(Data block):
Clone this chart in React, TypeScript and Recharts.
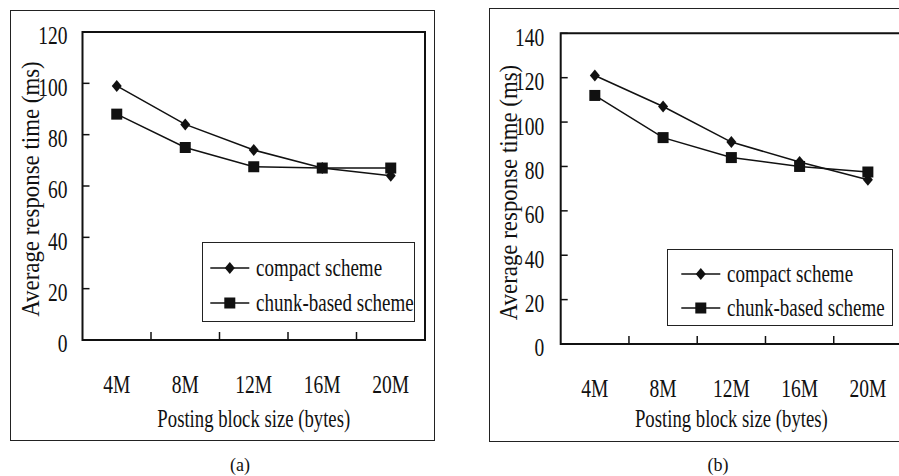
import { LineChart, Line, XAxis, YAxis, ReferenceArea, Legend } from "recharts"

const categories = ["4M", "8M", "12M", "16M", "20M"]
const seriesNames = ["compact scheme", "chunk-based scheme"]

const compactA = [99, 84, 74, 67, 64]
const chunkA = [88, 75, 67.5, 67, 67]
const ticksA = [0, 20, 40, 60, 80, 100, 120]

const compactB = [121, 107, 91, 82, 74]
const chunkB = [112, 93, 84, 80, 77.5]
const ticksB = [0, 20, 40, 60, 80, 100, 120, 140]

const FONT = '"Liberation Serif", "Times New Roman", serif'
const INK = "#111"
const SQUEEZE = 0.75

const buildRows = (compact: number[], chunk: number[]) =>
  categories.map((c, i) => ({ size: c, compact: compact[i], chunk: chunk[i] }))

const Diamond = (props: any) => {
  const { cx, cy } = props
  if (cx == null || cy == null) return null
  return <path d={`M${cx},${cy - 6}L${cx + 5},${cy}L${cx},${cy + 6}L${cx - 5},${cy}Z`} fill={INK} />
}

const Square = (props: any) => {
  const { cx, cy } = props
  if (cx == null || cy == null) return null
  return <rect x={cx - 5.5} y={cy - 5.5} width={11} height={11} fill={INK} />
}

const XTick = (props: any) => {
  const { x, y, payload, width } = props
  const half = payload.offset || width / (categories.length * 2)
  const edge = x - half
  return (
    <g>
      {payload.index > 0 && <line x1={edge} x2={edge} y1={y} y2={y - 8} stroke={INK} strokeWidth={1.5} />}
      <text
        transform={`translate(${x},${y + 53}) scale(${SQUEEZE},1)`}
        textAnchor="middle"
        fontFamily={FONT}
        fontSize={26}
        fill={INK}
      >
        {payload.value}
      </text>
    </g>
  )
}

const makeYTick = (gap: number) => (props: any) => {
  const { x, y, payload } = props
  return (
    <g>
      <line x1={x} x2={x + 7} y1={y} y2={y} stroke={INK} strokeWidth={1.5} />
      <text
        transform={`translate(${x - gap},${y + 4}) scale(${SQUEEZE},1)`}
        textAnchor="end"
        dominantBaseline="central"
        fontFamily={FONT}
        fontSize={26}
        fill={INK}
      >
        {payload.value}
      </text>
    </g>
  )
}

interface PanelProps {
  rows: any[]
  ticks: number[]
  left: number
  width: number
  margin: { top: number; right: number; bottom: number; left: number }
  yAxisWidth: number
  tickGap: number
  yLabelX: number
  yLabelY: number
  xLabelDy: number
  legendBox: { left: number; top: number; width: number; height: number; lineX: number; textX: number; rows: number[] }
}

function Panel(p: PanelProps) {
  const yMax = p.ticks[p.ticks.length - 1]
  const lb = p.legendBox
  const markers = [Diamond, Square]

  const legendContent = () => (
    <div
      style={{
        position: "relative",
        width: lb.width,
        height: lb.height,
        border: "1.5px solid #222",
        boxSizing: "border-box",
        background: "#fff",
      }}
    >
      {seriesNames.map((name, i) => {
        const M = markers[i]
        return (
          <div key={name} style={{ position: "absolute", left: 0, top: lb.rows[i] - 15, height: 30, width: "100%" }}>
            <svg width={lb.textX} height={30} style={{ position: "absolute", left: 0, top: 0 }}>
              <line x1={lb.lineX} x2={lb.lineX + 39} y1={15} y2={15} stroke={INK} strokeWidth={1.5} />
              <M cx={lb.lineX + 19.5} cy={15} />
            </svg>
            <span
              style={{
                position: "absolute",
                left: lb.textX,
                top: 0,
                lineHeight: "30px",
                fontFamily: FONT,
                fontSize: 25,
                color: INK,
                whiteSpace: "nowrap",
                transform: `scaleX(0.76)`,
                transformOrigin: "left center",
              }}
            >
              {name}
            </span>
          </div>
        )
      })}
    </div>
  )

  return (
    <div style={{ position: "absolute", left: p.left, top: 0 }}>
      <LineChart width={p.width} height={476} data={p.rows} margin={p.margin}>
        <XAxis
          dataKey="size"
          scale="band"
          height={30}
          axisLine={false}
          tickLine={false}
          tickSize={0}
          tickMargin={0}
          interval={0}
          tick={<XTick />}
          label={(lp: any) => {
            const vb = lp.viewBox
            return (
              <text
                transform={`translate(${vb.x + vb.width / 2},${vb.y + p.xLabelDy}) scale(0.72,1)`}
                textAnchor="middle"
                fontFamily={FONT}
                fontSize={26}
                fill={INK}
              >
                Posting block size (bytes)
              </text>
            )
          }}
        />
        <YAxis
          width={p.yAxisWidth}
          domain={[0, yMax]}
          ticks={p.ticks}
          interval={0}
          axisLine={false}
          tickLine={false}
          tickSize={0}
          tickMargin={0}
          tick={makeYTick(p.tickGap)}
          label={(lp: any) => {
            const vb = lp.viewBox
            return (
              <text
                transform={`translate(${vb.x + p.yLabelX},${p.yLabelY}) rotate(-90) scale(0.88,1)`}
                textAnchor="middle"
                dominantBaseline="central"
                fontFamily={FONT}
                fontSize={26}
                fill={INK}
              >
                Average response time (ms)
              </text>
            )
          }}
        />
        <ReferenceArea y1={0} y2={yMax} fill="none" stroke={INK} strokeWidth={2} ifOverflow="visible" />
        <Line
          type="linear"
          dataKey="compact"
          name={seriesNames[0]}
          stroke={INK}
          strokeWidth={1.5}
          dot={<Diamond />}
          activeDot={false}
          isAnimationActive={false}
        />
        <Line
          type="linear"
          dataKey="chunk"
          name={seriesNames[1]}
          stroke={INK}
          strokeWidth={1.5}
          dot={<Square />}
          activeDot={false}
          isAnimationActive={false}
        />
        <Legend
          layout="vertical"
          align="center"
          verticalAlign="middle"
          content={legendContent}
          wrapperStyle={{ left: lb.left, top: lb.top, width: lb.width, height: lb.height }}
        />
      </LineChart>
    </div>
  )
}

export default function App() {
  return (
    <div
      style={{
        position: "absolute",
        left: 0,
        top: 0,
        width: 899,
        height: 476,
        overflow: "hidden",
        background: "#fff",
      }}
    >
      <div style={{ position: "absolute", left: 10, top: 10, width: 425, height: 431, border: "1.5px solid #222", boxSizing: "border-box" }} />
      <div style={{ position: "absolute", left: 489, top: 7.5, width: 500, height: 434, border: "1.5px solid #222", boxSizing: "border-box" }} />

      <Panel
        rows={buildRows(compactA, chunkA)}
        ticks={ticksA}
        left={0}
        width={445}
        margin={{ top: 32, right: 20, bottom: 106, left: 0 }}
        yAxisWidth={82.5}
        tickGap={15}
        yLabelX={30}
        yLabelY={189}
        xLabelDy={87}
        legendBox={{ left: 201.7, top: 241.7, width: 213.5, height: 80, lineX: 7.3, textX: 53.3, rows: [25.3, 60.3] }}
      />
      <Panel
        rows={buildRows(compactB, chunkB)}
        ticks={ticksB}
        left={450}
        width={470}
        margin={{ top: 33.3, right: 18, bottom: 102, left: 0 }}
        yAxisWidth={110.7}
        tickGap={16.5}
        yLabelX={58}
        yLabelY={192.5}
        xLabelDy={83}
        legendBox={{ left: 216.7, top: 249.3, width: 226, height: 77, lineX: 13.3, textX: 59.3, rows: [24, 57.4] }}
      />

      <div style={{ position: "absolute", left: 200, top: 453, width: 80, textAlign: "center", fontFamily: FONT, fontSize: 18, lineHeight: "24px", color: INK }}>
        (a)
      </div>
      <div style={{ position: "absolute", left: 678, top: 453, width: 80, textAlign: "center", fontFamily: FONT, fontSize: 18, lineHeight: "24px", color: INK }}>
        (b)
      </div>
    </div>
  )
}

(Brief):
Reproduce the listing word for word and omit its pictures.

(Task result):
Clone this chart in React, TypeScript and Recharts.
import { LineChart, Line, XAxis, YAxis, ReferenceArea, Legend } from "recharts"

const categories = ["4M", "8M", "12M", "16M", "20M"]
const seriesNames = ["compact scheme", "chunk-based scheme"]

const compactA = [99, 84, 74, 67, 64]
const chunkA = [88, 75, 67.5, 67, 67]
const ticksA = [0, 20, 40, 60, 80, 100, 120]

const compactB = [121, 107, 91, 82, 74]
const chunkB = [112, 93, 84, 80, 77.5]
const ticksB = [0, 20, 40, 60, 80, 100, 120, 140]

const FONT = '"Liberation Serif", "Times New Roman", serif'
const INK = "#111"
const SQUEEZE = 0.75

const buildRows = (compact: number[], chunk: number[]) =>
  categories.map((c, i) => ({ size: c, compact: compact[i], chunk: chunk[i] }))

const Diamond = (props: any) => {
  const { cx, cy } = props
  if (cx == null || cy == null) return null
  return <path d={`M${cx},${cy - 6}L${cx + 5},${cy}L${cx},${cy + 6}L${cx - 5},${cy}Z`} fill={INK} />
}

const Square = (props: any) => {
  const { cx, cy } = props
  if (cx == null || cy == null) return null
  return <rect x={cx - 5.5} y={cy - 5.5} width={11} height={11} fill={INK} />
}

const XTick = (props: any) => {
  const { x, y, payload, width } = props
  const half = payload.offset || width / (categories.length * 2)
  const edge = x - half
  return (
    <g>
      {payload.index > 0 && <line x1={edge} x2={edge} y1={y} y2={y - 8} stroke={INK} strokeWidth={1.5} />}
      <text
        transform={`translate(${x},${y + 53}) scale(${SQUEEZE},1)`}
        textAnchor="middle"
        fontFamily={FONT}
        fontSize={26}
        fill={INK}
      >
        {payload.value}
      </text>
    </g>
  )
}

const makeYTick = (gap: number) => (props: any) => {
  const { x, y, payload } = props
  return (
    <g>
      <line x1={x} x2={x + 7} y1={y} y2={y} stroke={INK} strokeWidth={1.5} />
      <text
        transform={`translate(${x - gap},${y + 4}) scale(${SQUEEZE},1)`}
        textAnchor="end"
        dominantBaseline="central"
        fontFamily={FONT}
        fontSize={26}
        fill={INK}
      >
        {payload.value}
      </text>
    </g>
  )
}

interface PanelProps {
  rows: any[]
  ticks: number[]
  left: number
  width: number
  margin: { top: number; right: number; bottom: number; left: number }
  yAxisWidth: number
  tickGap: number
  yLabelX: number
  yLabelY: number
  xLabelDy: number
  legendBox: { left: number; top: number; width: number; height: number; lineX: number; textX: number; rows: number[] }
}

function Panel(p: PanelProps) {
  const yMax = p.ticks[p.ticks.length - 1]
  const lb = p.legendBox
  const markers = [Diamond, Square]

  const legendContent = () => (
    <div
      style={{
        position: "relative",
        width: lb.width,
        height: lb.height,
        border: "1.5px solid #222",
        boxSizing: "border-box",
        background: "#fff",
      }}
    >
      {seriesNames.map((name, i) => {
        const M = markers[i]
        return (
          <div key={name} style={{ position: "absolute", left: 0, top: lb.rows[i] - 15, height: 30, width: "100%" }}>
            <svg width={lb.textX} height={30} style={{ position: "absolute", left: 0, top: 0 }}>
              <line x1={lb.lineX} x2={lb.lineX + 39} y1={15} y2={15} stroke={INK} strokeWidth={1.5} />
              <M cx={lb.lineX + 19.5} cy={15} />
            </svg>
            <span
              style={{
                position: "absolute",
                left: lb.textX,
                top: 0,
                lineHeight: "30px",
                fontFamily: FONT,
                fontSize: 25,
                color: INK,
                whiteSpace: "nowrap",
                transform: `scaleX(0.76)`,
                transformOrigin: "left center",
              }}
            >
              {name}
            </span>
          </div>
        )
      })}
    </div>
  )

  return (
    <div style={{ position: "absolute", left: p.left, top: 0 }}>
      <LineChart width={p.width} height={476} data={p.rows} margin={p.margin}>
        <XAxis
          dataKey="size"
          scale="band"
          height={30}
          axisLine={false}
          tickLine={false}
          tickSize={0}
          tickMargin={0}
          interval={0}
          tick={<XTick />}
          label={(lp: any) => {
            const vb = lp.viewBox
            return (
              <text
                transform={`translate(${vb.x + vb.width / 2},${vb.y + p.xLabelDy}) scale(0.72,1)`}
                textAnchor="middle"
                fontFamily={FONT}
                fontSize={26}
                fill={INK}
              >
                Posting block size (bytes)
              </text>
            )
          }}
        />
        <YAxis
          width={p.yAxisWidth}
          domain={[0, yMax]}
          ticks={p.ticks}
          interval={0}
          axisLine={false}
          tickLine={false}
          tickSize={0}
          tickMargin={0}
          tick={makeYTick(p.tickGap)}
          label={(lp: any) => {
            const vb = lp.viewBox
            return (
              <text
                transform={`translate(${vb.x + p.yLabelX},${p.yLabelY}) rotate(-90) scale(0.88,1)`}
                textAnchor="middle"
                dominantBaseline="central"
                fontFamily={FONT}
                fontSize={26}
                fill={INK}
              >
                Average response time (ms)
              </text>
            )
          }}
        />
        <ReferenceArea y1={0} y2={yMax} fill="none" stroke={INK} strokeWidth={2} ifOverflow="visible" />
        <Line
          type="linear"
          dataKey="compact"
          name={seriesNames[0]}
          stroke={INK}
          strokeWidth={1.5}
          dot={<Diamond />}
          activeDot={false}
          isAnimationActive={false}
        />
        <Line
          type="linear"
          dataKey="chunk"
          name={seriesNames[1]}
          stroke={INK}
          strokeWidth={1.5}
          dot={<Square />}
          activeDot={false}
          isAnimationActive={false}
        />
        <Legend
          layout="vertical"
          align="center"
          verticalAlign="middle"
          content={legendContent}
          wrapperStyle={{ left: lb.left, top: lb.top, width: lb.width, height: lb.height }}
        />
      </LineChart>
    </div>
  )
}

export default function App() {
  return (
    <div
      style={{
        position: "absolute",
        left: 0,
        top: 0,
        width: 899,
        height: 476,
        overflow: "hidden",
        background: "#fff",
      }}
    >
      <div style={{ position: "absolute", left: 10, top: 10, width: 425, height: 431, border: "1.5px solid #222", boxSizing: "border-box" }} />
      <div style={{ position: "absolute", left: 489, top: 7.5, width: 500, height: 434, border: "1.5px solid #222", boxSizing: "border-box" }} />

      <Panel
        rows={buildRows(compactA, chunkA)}
        ticks={ticksA}
        left={0}
        width={445}
        margin={{ top: 32, right: 20, bottom: 106, left: 0 }}
        yAxisWidth={82.5}
        tickGap={15}
        yLabelX={30}
        yLabelY={189}
        xLabelDy={87}
        legendBox={{ left: 201.7, top: 241.7, width: 213.5, height: 80, lineX: 7.3, textX: 53.3, rows: [25.3, 60.3] }}
      />
      <Panel
        rows={buildRows(compactB, chunkB)}
        ticks={ticksB}
        left={450}
        width={470}
        margin={{ top: 33.3, right: 18, bottom: 102, left: 0 }}
        yAxisWidth={110.7}
        tickGap={16.5}
        yLabelX={58}
        yLabelY={192.5}
        xLabelDy={83}
        legendBox={{ left: 216.7, top: 249.3, width: 226, height: 77, lineX: 13.3, textX: 59.3, rows: [24, 57.4] }}
      />

      <div style={{ position: "absolute", left: 200, top: 453, width: 80, textAlign: "center", fontFamily: FONT, fontSize: 18, lineHeight: "24px", color: INK }}>
        (a)
      </div>
      <div style={{ position: "absolute", left: 678, top: 453, width: 80, textAlign: "center", fontFamily: FONT, fontSize: 18, lineHeight: "24px", color: INK }}>
        (b)
      </div>
    </div>
  )
}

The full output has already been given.